Exercise brief | Set down the data below from its first line to the line holding "import plotly.graph_objects as go", inclusive; omit all pictures.

+ + + + +

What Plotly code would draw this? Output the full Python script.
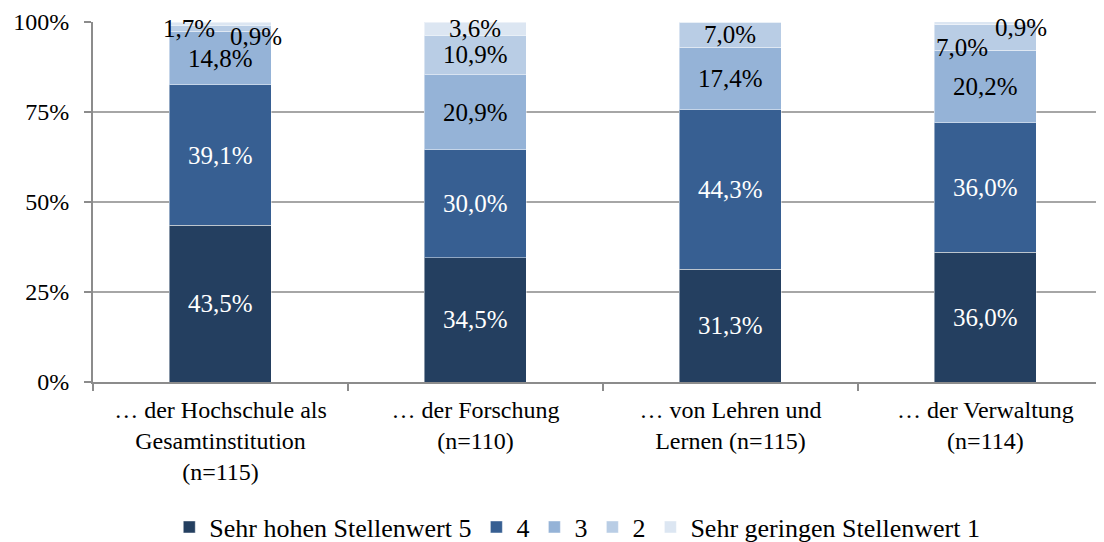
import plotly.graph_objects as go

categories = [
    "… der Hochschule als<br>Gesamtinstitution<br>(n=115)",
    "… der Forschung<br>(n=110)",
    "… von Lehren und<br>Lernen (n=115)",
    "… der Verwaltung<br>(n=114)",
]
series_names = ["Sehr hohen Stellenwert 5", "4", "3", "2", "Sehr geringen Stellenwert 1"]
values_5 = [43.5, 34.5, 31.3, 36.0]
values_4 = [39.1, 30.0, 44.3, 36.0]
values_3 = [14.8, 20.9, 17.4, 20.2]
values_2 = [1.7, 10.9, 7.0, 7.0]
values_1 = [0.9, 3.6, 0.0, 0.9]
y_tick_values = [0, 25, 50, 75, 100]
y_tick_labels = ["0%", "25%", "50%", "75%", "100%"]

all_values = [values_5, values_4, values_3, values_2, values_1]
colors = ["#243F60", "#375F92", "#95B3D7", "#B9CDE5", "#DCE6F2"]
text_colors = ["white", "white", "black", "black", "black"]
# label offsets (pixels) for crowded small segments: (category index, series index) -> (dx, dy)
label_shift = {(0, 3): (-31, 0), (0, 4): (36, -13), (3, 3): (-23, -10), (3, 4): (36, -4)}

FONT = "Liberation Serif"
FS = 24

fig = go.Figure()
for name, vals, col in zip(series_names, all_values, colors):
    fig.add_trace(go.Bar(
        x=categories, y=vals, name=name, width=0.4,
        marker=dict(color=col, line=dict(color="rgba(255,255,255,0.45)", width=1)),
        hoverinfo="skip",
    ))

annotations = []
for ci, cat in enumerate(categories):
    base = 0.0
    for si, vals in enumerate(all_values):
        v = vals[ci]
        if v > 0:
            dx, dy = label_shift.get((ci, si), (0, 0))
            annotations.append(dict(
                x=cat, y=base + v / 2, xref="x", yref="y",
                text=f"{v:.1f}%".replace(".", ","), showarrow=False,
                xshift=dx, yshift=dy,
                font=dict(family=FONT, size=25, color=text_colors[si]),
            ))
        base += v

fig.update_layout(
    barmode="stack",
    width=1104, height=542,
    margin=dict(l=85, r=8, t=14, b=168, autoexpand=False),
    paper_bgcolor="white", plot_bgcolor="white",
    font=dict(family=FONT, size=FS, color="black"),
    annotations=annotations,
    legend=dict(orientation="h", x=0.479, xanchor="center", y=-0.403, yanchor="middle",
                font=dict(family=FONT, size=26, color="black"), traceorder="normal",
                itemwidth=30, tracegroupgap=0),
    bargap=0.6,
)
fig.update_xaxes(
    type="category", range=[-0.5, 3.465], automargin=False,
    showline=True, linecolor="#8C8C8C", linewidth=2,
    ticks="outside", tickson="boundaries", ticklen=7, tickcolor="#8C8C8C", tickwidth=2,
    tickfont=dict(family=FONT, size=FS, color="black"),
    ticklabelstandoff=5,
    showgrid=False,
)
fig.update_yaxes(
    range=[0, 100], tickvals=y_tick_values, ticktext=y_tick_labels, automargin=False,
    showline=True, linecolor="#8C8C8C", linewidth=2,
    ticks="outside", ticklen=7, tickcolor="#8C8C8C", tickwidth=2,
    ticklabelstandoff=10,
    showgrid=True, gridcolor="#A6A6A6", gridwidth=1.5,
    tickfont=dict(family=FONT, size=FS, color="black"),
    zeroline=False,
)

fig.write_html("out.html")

+ + + + +

Exercise response |
What Plotly code would draw this? Output the full Python script.
import plotly.graph_objects as go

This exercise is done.